On the other hand, beyond the berry amendment, I think the expansion of international investment by US textile companies will have a major change on the industry’s overall view on trade policy. Particularly, emerging economies such as China and Vietnam provide most of these new investment opportunities, implying the US textile companies will benefit from a stable and sound US-China relationship rather than a disruptive one.
Milliken & Company in 1865 had a very well thought out business plan. As the T&A industry started to grow internationally, Milliken had to change with the times. During the 80s Milliken had a model adhering to a similar one presently instated by Wal-Mart, called “Made in USA.” There is a paranoia or fear that outsourcing will hurt our economy or limit job growth. But Milliken observed the potential for growth for themselves over the U.S. as a whole, thus they abandoned “Made in USA.”
If Milliken had remained local, and sourced in the U.S., would the company had thrived or sunk?
Would Milliken be a good match for Wal-mart in their “Made in USA” campaign if they reverted back to their model from the 80s?
Has globalization in the T&A industry permanently damaged the U.S. in terms of manufacturing or is it reversible?
In response to YSL1994:
I think that Milliken could have had the power to have thrived if they remained sourced in the US. They could have grown and developed locally and possible been a force in the production world. If they had success in the US then it would have given more production factories to put up shop in the US rather than abroad. I think this would have made for a great match for Wal-Mart’s “Made in USA” model if they were to go back to their 1980’s model.
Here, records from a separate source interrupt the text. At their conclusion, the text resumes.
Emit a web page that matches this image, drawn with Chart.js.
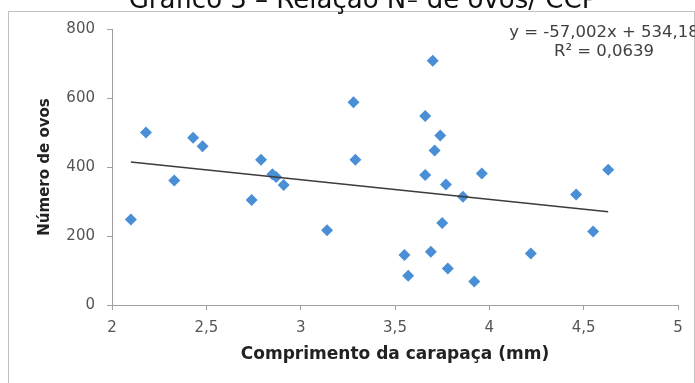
<!DOCTYPE html>
<html>
<head>
<meta charset="utf-8">
<script src="https://cdn.jsdelivr.net/npm/chart.js@4.4.1/dist/chart.umd.min.js"></script>
<style>
  html, body { margin: 0; padding: 0; background: #fff; overflow: hidden; }
  #wrap { position: relative; width: 695px; height: 383px; }
</style>
</head>
<body>
<div id="wrap"><canvas id="c" width="695" height="383"></canvas></div>
<script>
// Comprimento da carapaça (mm) de cada fêmea e respectivo número de ovos
const comprimento = [2.10, 2.18, 2.33, 2.43, 2.48, 2.74, 2.79, 2.85, 2.87, 2.91,
                     3.14, 3.28, 3.29, 3.55, 3.57, 3.66, 3.66, 3.69, 3.70, 3.71,
                     3.74, 3.75, 3.77, 3.78, 3.86, 3.92, 3.96, 4.22, 4.46, 4.55, 4.63];
const ovos        = [248, 500, 361, 485, 460, 304, 421, 379, 371, 348,
                     217, 588, 421, 145, 85, 548, 377, 154, 708, 448,
                     491, 238, 349, 106, 314, 68, 381, 149, 320, 213, 392];

// Linha de tendência linear
const inclinacao = -57.002;
const intercepto = 534.18;
const equacaoTexto = ['y = -57,002x + 534,18', 'R² = 0,0639'];

const xTicks = ['2', '2,5', '3', '3,5', '4', '4,5', '5'];
const yTicks = ['0', '200', '400', '600', '800'];

const titulo = 'Gráfico 3 – Relação Nº de ovos/ CCP';
const tituloX = 'Comprimento da carapaça (mm)';
const tituloY = 'Número de ovos';

const pontos = comprimento.map((x, i) => ({ x: x, y: ovos[i] }));
const xMin = Math.min(...comprimento);
const xMax = Math.max(...comprimento);
const tendencia = [xMin, xMax].map(x => ({ x: x, y: inclinacao * x + intercepto }));

const FONT = "'DejaVu Sans', sans-serif";
const axisColor = '#a0a0a0';

const extras = {
  id: 'extras',
  afterDraw(chart) {
    const ctx = chart.ctx;
    ctx.save();
    // moldura do gráfico
    ctx.strokeStyle = '#c0c0c0';
    ctx.lineWidth = 1;
    ctx.strokeRect(8.5, 11.5, 686, 400);
    // título
    ctx.fillStyle = '#111';
    ctx.font = "26px " + FONT;
    ctx.textAlign = 'center';
    ctx.textBaseline = 'alphabetic';
    ctx.fillText(titulo, 363, 7.5);
    // equação da tendência
    ctx.fillStyle = '#404040';
    ctx.font = "16.5px " + FONT;
    ctx.textBaseline = 'middle';
    ctx.fillText(equacaoTexto[0], 604, 33);
    ctx.fillText(equacaoTexto[1], 604, 52);
    ctx.restore();
  }
};

new Chart(document.getElementById('c'), {
  type: 'scatter',
  data: {
    datasets: [
      {
        type: 'line',
        data: tendencia,
        borderColor: '#3c3c3c',
        borderWidth: 1.5,
        pointRadius: 0,
        fill: false,
        order: 0
      },
      {
        data: pontos,
        pointStyle: 'rectRot',
        pointRadius: 6,
        backgroundColor: '#4a8fd6',
        borderColor: '#4a8fd6',
        borderWidth: 0,
        order: 1
      }
    ]
  },
  options: {
    responsive: false,
    animation: false,
    devicePixelRatio: 1,
    layout: { padding: { top: 29, right: 17, left: 0, bottom: 0 } },
    plugins: { legend: { display: false }, tooltip: { enabled: false } },
    scales: {
      x: {
        type: 'linear',
        min: 2, max: 5,
        afterFit: s => { s.height = 78; },
        ticks: {
          stepSize: 0.5,
          padding: 9,
          color: '#555',
          font: { family: FONT, size: 15 },
          callback: (v) => xTicks[Math.round((v - 2) / 0.5)]
        },
        grid: { drawOnChartArea: false, drawTicks: true, tickLength: 5, color: axisColor },
        border: { display: true, color: axisColor, width: 1 },
        title: {
          display: true, text: tituloX, color: '#222',
          font: { family: FONT, size: 17, weight: 'bold', lineHeight: 1.2 },
          padding: { top: 0, bottom: 18 }
        }
      },
      y: {
        min: 0, max: 800,
        afterFit: s => { s.width = 112; },
        ticks: {
          stepSize: 200,
          padding: 12,
          color: '#555',
          font: { family: FONT, size: 15 },
          callback: (v) => yTicks[Math.round(v / 200)]
        },
        grid: { drawOnChartArea: false, drawTicks: true, tickLength: 5, color: axisColor },
        border: { display: true, color: axisColor, width: 1 },
        title: {
          display: true, text: tituloY, color: '#222',
          font: { family: FONT, size: 15, weight: 'bold', lineHeight: 1.2 },
          padding: { top: 36, bottom: 0 }
        }
      }
    }
  },
  plugins: [extras]
});
</script>
</body>
</html>
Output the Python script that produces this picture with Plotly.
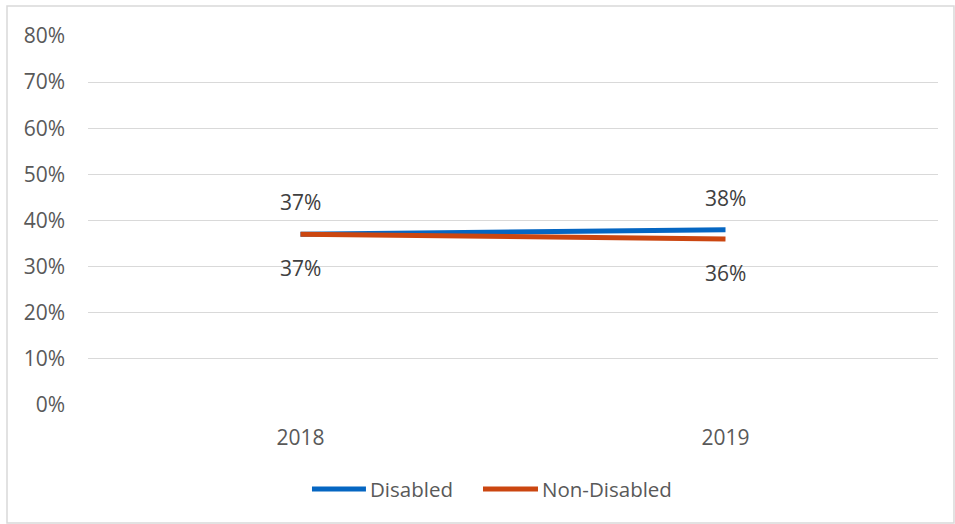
import plotly.graph_objects as go

years = ["2018", "2019"]
disabled = [0.37, 0.38]
non_disabled = [0.37, 0.36]
disabled_labels = ["37%", "38%"]
non_disabled_labels = ["37%", "36%"]
y_ticks = [0, 0.1, 0.2, 0.3, 0.4, 0.5, 0.6, 0.7, 0.8]
y_tick_labels = ["0%", "10%", "20%", "30%", "40%", "50%", "60%", "70%", "80%"]
series_names = ["Disabled", "Non-Disabled"]

BLUE = "#0566C2"
ORANGE = "#CB4610"
TXT = "#595959"
LBL = "#404040"
FONT = "Open Sans"
FS = 21

fig = go.Figure()
fig.add_trace(go.Scatter(x=years, y=disabled, mode="lines", name=series_names[0],
                         line=dict(color=BLUE, width=5)))
fig.add_trace(go.Scatter(x=years, y=non_disabled, mode="lines", name=series_names[1],
                         line=dict(color=ORANGE, width=5)))

for i, (y, t) in enumerate(zip(disabled, disabled_labels)):
    fig.add_annotation(x=i, y=y, xref="x", yref="y", text=t, showarrow=False, yshift=32,
                       font=dict(size=FS, color=LBL, family=FONT))
for i, (y, t) in enumerate(zip(non_disabled, non_disabled_labels)):
    fig.add_annotation(x=i, y=y, xref="x", yref="y", text=t, showarrow=False, yshift=-34,
                       font=dict(size=FS, color=LBL, family=FONT))

# chart border
fig.add_shape(type="rect", xref="paper", yref="paper",
              x0=-0.0953, x1=1.0188, y0=-0.3198, y1=1.0813,
              line=dict(color="#D9D9D9", width=1.5), fillcolor="rgba(0,0,0,0)")

# custom legend (long line keys as in the reference)
leg_y = -0.2276
leg_items = [(series_names[0], BLUE, 0.2635, 0.327),
             (series_names[1], ORANGE, 0.4647, 0.5294)]
for name, col, x0, x1 in leg_items:
    fig.add_shape(type="line", xref="paper", yref="paper", x0=x0, x1=x1, y0=leg_y, y1=leg_y,
                  line=dict(color=col, width=5))
    fig.add_annotation(x=x1 + 0.002, y=leg_y, xref="paper", yref="paper", text=name,
                       showarrow=False, xanchor="left", yanchor="middle",
                       font=dict(size=20.5, color=TXT, family=FONT))

fig.update_layout(
    width=955, height=524,
    margin=dict(l=88, r=17, t=36, b=119),
    paper_bgcolor="white", plot_bgcolor="white",
    font=dict(family=FONT, size=FS, color=TXT),
    showlegend=False,
    xaxis=dict(type="category", range=[-0.5, 1.5], showgrid=False, zeroline=False,
               showline=False, ticks="", ticklabelstandoff=18,
               tickfont=dict(size=FS, color=TXT, family=FONT)),
    yaxis=dict(range=[0, 0.8], tickvals=y_ticks, ticktext=y_tick_labels,
               showgrid=True, gridcolor="#D9D9D9", gridwidth=1.3, zeroline=False,
               showline=False, ticks="", ticklabelstandoff=22,
               tickfont=dict(size=FS, color=TXT, family=FONT)),
)

fig.write_html("out.html")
I agree with some of the comments listed above that companies such as Milliken must change with the time. At one point in time they encouraged US consumers to try to purchase only goods that were made in America, but in more recent times, they are manufacturing their goods overseas. Although Milliken is an American company, globalization is a growing phenomenon that cannot be ignored, and in the end, the companies and enterprises that do not embrace globalization are the ones that will no longer remain competitive within the textile and apparel industry. Product and business innovations are what keep businesses driving forward, as specified in the article, however without factoring globalization into these business plans, companies will not be able to survive long term.